Going to Church is Good for You (Part 2)
The mental health benefits of regular church attendance are even more striking than the physical ones. People who attend church regularly show dramatically lower rates of addiction, depression, anxiety, and suicide — and significantly higher rates of happiness and life satisfaction. Church attendance does not just lead to a longer life; it leads to a better life quality.
Consider the data on suicide. A Harvard study found that people who attend religious services at least once a week are approximately five times less likely to die by suicide compared to those who never attend. A separate Harvard T.H. Chan School of Public Health report on “deaths of despair” — deaths from suicide, drug overdose, and alcohol poisoning — found that women who attended services weekly had a 68% lower risk of dying from despair than those who never attended.
Why such a dramatic effect? According to the research, a major factor is the deep sense of belonging and community that church provides. We live in an era of unprecedented loneliness and social isolation. Even as digital connectivity has exploded, rates of reported loneliness have risen sharply. The church offers something our culture has largely lost: a place where you are known, where you are missed when you are absent, and where you belong not because of your achievements or status, but simply because you are a member of the body of Christ.

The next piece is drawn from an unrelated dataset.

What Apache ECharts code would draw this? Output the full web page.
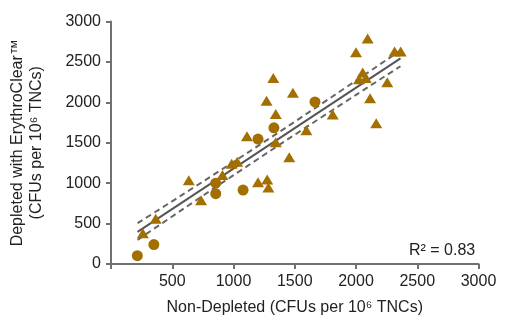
<!DOCTYPE html>
<html>
<head>
<meta charset="utf-8">
<style>
html,body{margin:0;padding:0;background:#fff;}
#chart{width:508px;height:321px;}
</style>
<script src="https://cdn.jsdelivr.net/npm/echarts@6/dist/echarts.min.js"></script>
</head>
<body>
<div id="chart"></div>
<script>
// Non-depleted vs depleted CFUs (circles)
const circleX = [215, 350, 855, 855, 1078, 1200, 1330, 1665];
const circleY = [103, 240, 1000, 870, 915, 1545, 1685, 2005];
// triangles
const triX = [260, 365, 635, 735, 910, 985, 1030, 1110, 1200, 1275, 1285, 1270, 1325, 1345, 1345, 1455, 1485, 1595, 1810, 2000, 2095, 2315, 2365, 2055, 2025, 2080, 2255, 2115, 2165];
const triY = [380, 560, 1035, 790, 1100, 1240, 1265, 1580, 1010, 1045, 945, 2020, 2300, 1855, 1505, 1320, 2120, 1655, 1850, 2620, 2790, 2630, 2630, 2370, 2285, 2300, 2250, 2050, 1740];
// regression line and confidence band
const fitX = [217, 2363];
const fitY = [397, 2543];
const bandX = [217, 1290, 2363];
const bandUpper = [505, 1550, 2643];
const bandLower = [298, 1390, 2446];
const xTicks = [0, 500, 1000, 1500, 2000, 2500, 3000];
const yTicks = [0, 500, 1000, 1500, 2000, 2500, 3000];
const r2Text = 'R\u00B2 = 0.83';

const zip = (a, b) => a.map((v, i) => [v, b[i]]);
const FONT = '"Liberation Sans", Arial, Helvetica, sans-serif';
const AX = '#707070';
const MARK = '#a36f00';

const chart = echarts.init(document.getElementById('chart'), null, {renderer: 'canvas'});
chart.setOption({
  animation: false,
  backgroundColor: '#fff',
  grid: {left: 106.5, top: 21.5, width: 372, height: 248, containLabel: false},
  xAxis: {
    type: 'value', min: xTicks[0], max: xTicks[xTicks.length - 1], interval: xTicks[1] - xTicks[0],
    name: 'Non-Depleted (CFUs per 10\u2076 TNCs)', nameLocation: 'middle', nameGap: 36,
    nameTextStyle: {fontFamily: FONT, fontSize: 16, color: '#222'},
    axisLine: {lineStyle: {color: AX, width: 2}},
    axisTick: {show: true, length: 5, lineStyle: {color: AX, width: 2}},
    axisLabel: {margin: 10, fontFamily: FONT, fontSize: 16, color: '#222',
      formatter: v => v === 0 ? '' : String(v)},
    splitLine: {show: false}
  },
  yAxis: {
    type: 'value', min: yTicks[0], max: yTicks[yTicks.length - 1], interval: yTicks[1] - yTicks[0],
    name: 'Depleted with ErythroClear\u2122\n(CFUs per 10\u2076 TNCs)', nameLocation: 'middle', nameGap: 65, nameRotate: 90,
    nameTextStyle: {fontFamily: FONT, fontSize: 16, color: '#222', lineHeight: 19},
    axisLine: {show: true, lineStyle: {color: AX, width: 2}},
    axisTick: {show: true, length: 5, lineStyle: {color: AX, width: 2}},
    axisLabel: {margin: 10, fontFamily: FONT, fontSize: 16, color: '#222',
      formatter: v => String(v)},
    splitLine: {show: false}
  },
  series: [
    {type: 'line', data: zip(bandX, bandUpper), smooth: true, symbol: 'none',
      lineStyle: {color: '#666', width: 2, type: [6, 4]}, z: 2},
    {type: 'line', data: zip(bandX, bandLower), smooth: true, symbol: 'none',
      lineStyle: {color: '#666', width: 2, type: [6, 4]}, z: 2},
    {type: 'line', data: zip(fitX, fitY), symbol: 'none',
      lineStyle: {color: '#555', width: 2}, z: 2},
    {type: 'scatter', data: zip(triX, triY), symbol: 'triangle', symbolSize: [12, 10],
      itemStyle: {color: MARK, opacity: 1}, z: 3},
    {type: 'scatter', data: zip(circleX, circleY), symbol: 'circle', symbolSize: 11,
      itemStyle: {color: MARK, opacity: 1}, z: 3}
  ],
  graphic: [{
    type: 'text', left: 409, top: 243,
    style: {text: r2Text, fontFamily: FONT, fontSize: 16, fill: '#222'}
  }]
});
</script>
</body>
</html>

This is how the church is described in the Bible: “In Christ, we, though many, form one body, and each member belongs to all the others.” (Romans 12:5) The church is not a loose affiliation of like-minded individuals who happen to gather on Sundays. It is a body — organically connected, mutually dependent, designed by God for deep community. It should be no wonder that belonging to this kind of community has such profound effects on our mental health.